We will perform physics-aware machine learning to iteratively guide simulations towards candidate materials. This sequential learning approach will enable an efficient and uncertainty-driven exploration of the high-dimensional design spaces encompassed in this work while allowing for multi-objective optimization of catalyst parameters.
To rapidly generate a large-scale database of reaction intermediate structures, we are developing an automated DFT framework. This will simultaneously accelerate adsorption energy computations while systematically accumulating and manipulating output data in a manner for ease of integration into machine learning models.
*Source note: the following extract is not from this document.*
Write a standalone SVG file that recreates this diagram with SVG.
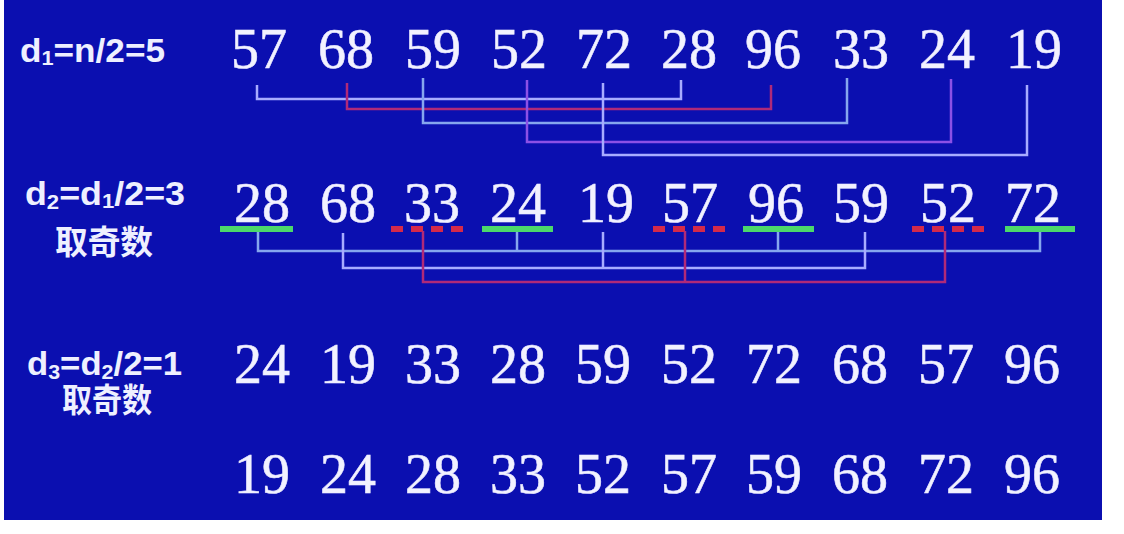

Moreover, it will facilitate the overall closed-loop sequential learning approach to explore new systems.
Building on the success of Crystal Graph Convolutional Neural Networks in predicting properties of crystalline solids as well as software packages for molecular machine learning such as DeepChem (for which we are developing the official Julia language port), we are developing software to combine these techniques to rapidly and accurately predict energetics of the adsorption processes critical to catalysis of reactions such as nitrogen reduction.
Leveraging the advanced numerical techniques implemented in the Julia programming language, we are developing customized solutions to dramatically speed up the solutions of the challenging stiff differential algebraic equations (DAE’s) that describe the interactions of chemical species on catalytic surfaces.